The premise for The Thinning catches your attention. It becomes apparent soon after sitting to watch that it has been intended as another Young Adult dystopian film. This was a genre that went meteoric in recent years with the hit successes of The Hunger Games (2012), Divergent (2014) and The Maze Runner (2014), as well as various sequels to these and other assorted wannabes. The Thinning feels like a 1970s dystopian film one is reminded in particular of works like Z.P.G. (Zero Population Growth (1971) and Logans Run (1976) but recast with young actors (most of whom are under the age of 25).
The premise is there but the execution fails badly. Michael Gallagher strains at the cliches of the dystopian future we have the standard corrupt regime, the two young lovers struggling to find freedom/defy the system, and the security forces all in black (and for some reason wearing hockey masks). Neither the cast nor Michael Gallagher seem able to carry the idea. Logan Paul, previously known for a bunch of vlog stunts, is gangly and oversized with a distended lantern jaw that makes him look like a cartoon character. He is not bad when he gets into the hand-to-hand action scenes but he is certainly no actor. Even less can be said about Peyton List who barely makes any impact on the film at all.
Between its bad handling, the premise of a euthanized future is buried beneath dramatic cliches. Nothing is done to show how such a system could come into being or would be ideologically justified. I would have liked, for instance, to have seen the film credibly portray how the countries of the world would all agree to kill off their population by five percent per year, let alone where a country like the US, which has a militant anti-abortion lobby, could get away with annually euthanizing a sizeable proportion of the school-age population. It seems to go unspoken in this future that the idea of abortion is not even considered an option.

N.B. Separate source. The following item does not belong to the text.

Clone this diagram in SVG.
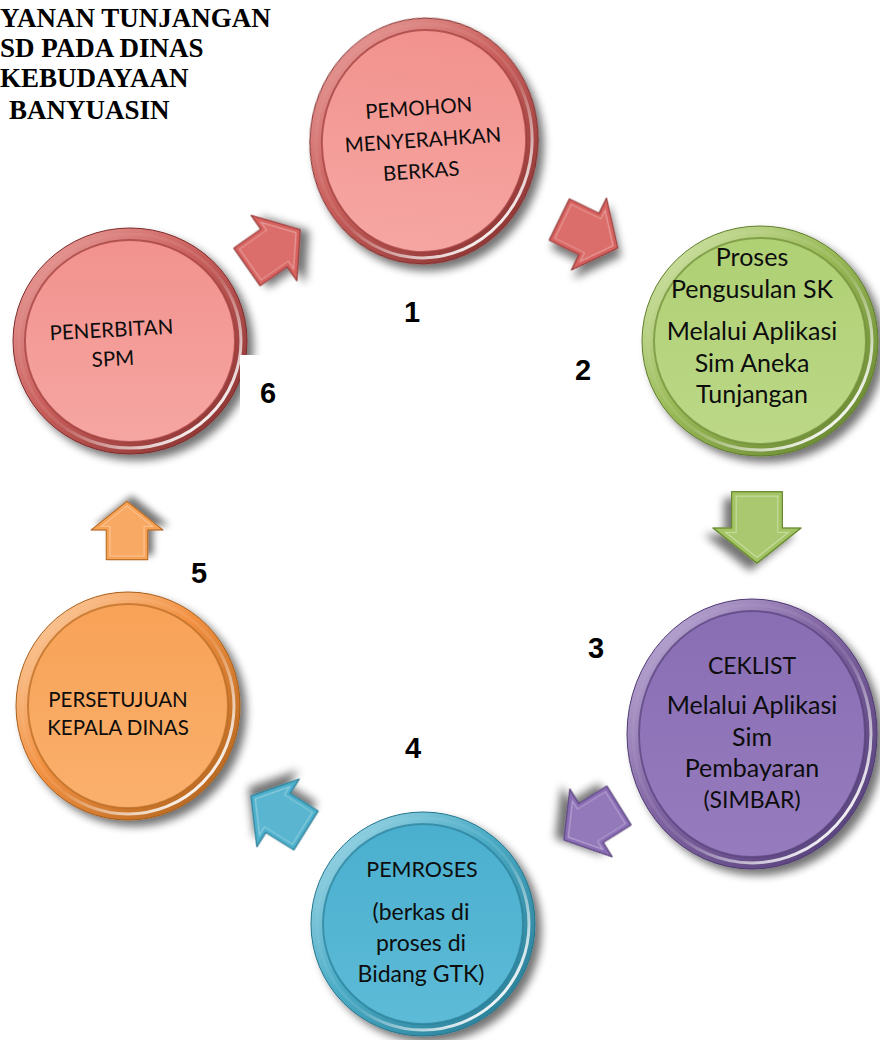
<svg xmlns="http://www.w3.org/2000/svg" xmlns:xlink="http://www.w3.org/1999/xlink" width="880" height="1040" viewBox="0 0 880 1040">
  <defs>
    <style>
      .title { font-family: "Liberation Serif", "Times New Roman", serif; font-weight: bold; font-size: 27px; fill: #000; }
      .lbl { font-family: Lato, "Open Sans", sans-serif; fill: #0d0d0d; text-anchor: middle; }
      .caps { font-size: 20.5px; }
      .big { font-size: 25px; }
      .bigcaps { font-size: 23px; }
      .mid { font-size: 23px; }
      .midcaps { font-size: 21.5px; }
      .num { font-family: "Liberation Sans", Arial, sans-serif; font-weight: bold; font-size: 29px; fill: #000; text-anchor: middle; }
      .hl { fill: none; stroke: url(#hiGlow); stroke-width: 3; }
      .arrow use { filter: url(#shadow); }
    </style>

    <!-- soft drop shadow used by buttons and arrows -->
    <filter id="shadow" x="-30%" y="-30%" width="160%" height="160%">
      <feGaussianBlur in="SourceAlpha" stdDeviation="4"/>
      <feOffset dx="6" dy="6" result="off"/>
      <feComponentTransfer><feFuncA type="linear" slope="0.55"/></feComponentTransfer>
      <feMerge><feMergeNode/><feMergeNode in="SourceGraphic"/></feMerge>
    </filter>

    <!-- white rim highlight, strongest at lower right -->
    <linearGradient id="hiGlow" x1="0" y1="0" x2="1" y2="1">
      <stop offset="0" stop-color="#fff" stop-opacity="0"/>
      <stop offset="0.55" stop-color="#fff" stop-opacity="0.1"/>
      <stop offset="0.85" stop-color="#fff" stop-opacity="0.9"/>
      <stop offset="1" stop-color="#fff" stop-opacity="0.6"/>
    </linearGradient>

    <!-- ring and face gradients per colour -->
    <linearGradient id="ringRed" x1="0" y1="0" x2="1" y2="1">
      <stop offset="0" stop-color="#EFA9A6"/><stop offset="0.45" stop-color="#C95F5C"/><stop offset="1" stop-color="#7E2B2A"/>
    </linearGradient>
    <linearGradient id="faceRed" x1="0" y1="0" x2="0" y2="1">
      <stop offset="0" stop-color="#F2928E"/><stop offset="1" stop-color="#F6A6A2"/>
    </linearGradient>

    <linearGradient id="ringGreen" x1="0" y1="0" x2="1" y2="1">
      <stop offset="0" stop-color="#DAEBB6"/><stop offset="0.45" stop-color="#9BBB59"/><stop offset="1" stop-color="#5F7D2A"/>
    </linearGradient>
    <linearGradient id="faceGreen" x1="0" y1="0" x2="0" y2="1">
      <stop offset="0" stop-color="#AFD073"/><stop offset="1" stop-color="#BCD888"/>
    </linearGradient>

    <linearGradient id="ringPurple" x1="0" y1="0" x2="1" y2="1">
      <stop offset="0" stop-color="#C9BAE0"/><stop offset="0.45" stop-color="#8064A2"/><stop offset="1" stop-color="#4E3A72"/>
    </linearGradient>
    <linearGradient id="facePurple" x1="0" y1="0" x2="0" y2="1">
      <stop offset="0" stop-color="#8A6EB4"/><stop offset="1" stop-color="#967BBE"/>
    </linearGradient>

    <linearGradient id="ringTeal" x1="0" y1="0" x2="1" y2="1">
      <stop offset="0" stop-color="#ADDEEC"/><stop offset="0.45" stop-color="#4BACC6"/><stop offset="1" stop-color="#23758D"/>
    </linearGradient>
    <linearGradient id="faceTeal" x1="0" y1="0" x2="0" y2="1">
      <stop offset="0" stop-color="#4AAFCE"/><stop offset="1" stop-color="#5DBBD7"/>
    </linearGradient>

    <linearGradient id="ringOrange" x1="0" y1="0" x2="1" y2="1">
      <stop offset="0" stop-color="#FDD7B2"/><stop offset="0.45" stop-color="#F29040"/><stop offset="1" stop-color="#A85E1A"/>
    </linearGradient>
    <linearGradient id="faceOrange" x1="0" y1="0" x2="0" y2="1">
      <stop offset="0" stop-color="#F8A257"/><stop offset="1" stop-color="#FAB06C"/>
    </linearGradient>

    <!-- block arrow pointing along +x, origin on the barb line -->
    <g id="blockArrow">
      <polygon points="-33,-23 0,-23 0,-40 32,0 0,40 0,23 -33,23" stroke="currentColor" stroke-width="1.2" stroke-linejoin="round"/>
      <polygon points="-29,-19 4,-19 4,-28.6 26.9,0 4,28.6 4,19 -29,19" fill="#fff" fill-opacity="0.08" stroke="#fff" stroke-opacity="0.35" stroke-width="1.2"/>
    </g>
  </defs>

  <rect width="880" height="1040" fill="#fff"/>

  <!-- heading -->
  <g id="heading">
    <text class="title" x="0" y="27">YANAN TUNJANGAN</text>
    <text class="title" x="0" y="57">SD PADA DINAS</text>
    <text class="title" x="0" y="87">KEBUDAYAAN</text>
    <text class="title" x="9" y="119">BANYUASIN</text>
  </g>

  <!-- connectors -->
  <g id="connectors" class="arrow">
    <use xlink:href="#blockArrow" fill="#D8625F" color="#8E3533" transform="translate(274,248) rotate(-35)"/>
    <use xlink:href="#blockArrow" fill="#D8625F" color="#8E3533" transform="translate(589,234) rotate(26)"/>
    <use xlink:href="#blockArrow" fill="#A2C463" color="#6B8A32" transform="translate(757,528) rotate(90) scale(1.1)"/>
    <use xlink:href="#blockArrow" fill="#8A6DB5" color="#4F3A73" transform="translate(591,823) rotate(148)"/>
    <use xlink:href="#blockArrow" fill="#4DB0CC" color="#25768E" transform="translate(278,813) rotate(212)"/>
    <use xlink:href="#blockArrow" fill="#F8A256" color="#B0641F" transform="translate(127,530) rotate(-90) scale(0.9)"/>
  </g>

  <!-- step 1 -->
  <g id="node-1" transform="translate(424,141)">
    <g transform="rotate(6)">
      <ellipse rx="114" ry="123" fill="url(#ringRed)" stroke="#7E2B2A" stroke-width="1" filter="url(#shadow)"/>
      <ellipse class="hl" rx="108" ry="117"/>
      <ellipse rx="102" ry="111" fill="url(#faceRed)" stroke="#9E3C3A" stroke-opacity="0.7" stroke-width="2"/>
    </g>
    <g transform="rotate(-4)" class="lbl caps">
      <text x="-3" y="-26">PEMOHON</text>
      <text x="-1" y="6">MENYERAHKAN</text>
      <text x="-5" y="37">BERKAS</text>
    </g>
  </g>

  <!-- step 2 -->
  <g id="node-2" transform="translate(760,341)">
    <ellipse rx="118" ry="115" fill="url(#ringGreen)" stroke="#5F7D2A" stroke-width="1" filter="url(#shadow)"/>
    <ellipse class="hl" rx="112" ry="109"/>
    <ellipse rx="106" ry="103" fill="url(#faceGreen)" stroke="#6E8C35" stroke-opacity="0.7" stroke-width="2"/>
    <g class="lbl big">
      <text x="-8" y="-75">Proses</text>
      <text x="-8" y="-43">Pengusulan SK</text>
      <text x="-8" y="-1">Melalui Aplikasi</text>
      <text x="-8" y="31">Sim Aneka</text>
      <text x="-8" y="62">Tunjangan</text>
    </g>
  </g>

  <!-- step 3 -->
  <g id="node-3" transform="translate(752,734)">
    <ellipse rx="125" ry="135" fill="url(#ringPurple)" stroke="#4E3A72" stroke-width="1" filter="url(#shadow)"/>
    <ellipse class="hl" rx="119" ry="129"/>
    <ellipse rx="113" ry="123" fill="url(#facePurple)" stroke="#55407A" stroke-opacity="0.7" stroke-width="2"/>
    <g class="lbl">
      <text class="bigcaps" x="0" y="-60">CEKLIST</text>
      <text class="big" x="0" y="-20">Melalui Aplikasi</text>
      <text class="big" x="0" y="12">Sim</text>
      <text class="big" x="0" y="43">Pembayaran</text>
      <text class="bigcaps" x="0" y="74">(SIMBAR)</text>
    </g>
  </g>

  <!-- step 4 -->
  <g id="node-4" transform="translate(423,924)">
    <ellipse rx="112" ry="112" fill="url(#ringTeal)" stroke="#23758D" stroke-width="1" filter="url(#shadow)"/>
    <ellipse class="hl" rx="106" ry="106"/>
    <ellipse rx="100" ry="100" fill="url(#faceTeal)" stroke="#2A7F98" stroke-opacity="0.7" stroke-width="2"/>
    <g class="lbl">
      <text class="midcaps" x="-1" y="-47">PEMROSES</text>
      <text class="mid" x="-2" y="-4">(berkas di</text>
      <text class="mid" x="-2" y="27">proses di</text>
      <text class="mid" x="-2" y="58">Bidang GTK)</text>
    </g>
  </g>

  <!-- step 5 -->
  <g id="node-5" transform="translate(128,706)">
    <ellipse rx="112" ry="114" fill="url(#ringOrange)" stroke="#A85E1A" stroke-width="1" filter="url(#shadow)"/>
    <ellipse class="hl" rx="106" ry="108"/>
    <ellipse rx="100" ry="102" fill="url(#faceOrange)" stroke="#B86A22" stroke-opacity="0.7" stroke-width="2"/>
    <g class="lbl caps">
      <text x="-10" y="1">PERSETUJUAN</text>
      <text x="-10" y="29">KEPALA DINAS</text>
    </g>
  </g>

  <!-- step 6 -->
  <g id="node-6" transform="translate(130,341)">
    <ellipse rx="117" ry="113" fill="url(#ringRed)" stroke="#7E2B2A" stroke-width="1" filter="url(#shadow)"/>
    <ellipse class="hl" rx="111" ry="107"/>
    <ellipse rx="105" ry="101" fill="url(#faceRed)" stroke="#9E3C3A" stroke-opacity="0.7" stroke-width="2"/>
    <g transform="rotate(-3)" class="lbl caps">
      <text x="-18" y="-5">PENERBITAN</text>
      <text x="-18" y="24">SPM</text>
    </g>
  </g>

  <!-- step numbers -->
  <g id="numbers">
    <rect x="240" y="355" width="52" height="66" fill="#fff"/>
    <text class="num" x="412" y="322">1</text>
    <text class="num" x="583" y="380">2</text>
    <text class="num" x="596" y="658">3</text>
    <text class="num" x="413" y="758">4</text>
    <text class="num" x="199" y="583">5</text>
    <text class="num" x="268" y="403">6</text>
  </g>
</svg>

What killed The Thinning for me though are the scenes where Michael Gallagher demonstrates that he is doing no more than dramatically padding the films running time. The scene with the break in to the control room is endlessly intercut with cutaways to Matthew Glave giving a political speech indeed, the journey through the air ducts gets dragged out for an inordinate length of time. In another scene, a keycard is dropped through a grating, necessitating the tiresomely protracted side venture to clamber down into a lab to get some wires so as to magnetically hook the keychain and lift it back up through the grille. It feels like Gallagher, accompanied by a constantly thrumming score, is trying to create drama and urgency out of scenes that have no impact or effect other than the fact that we are made to endure them.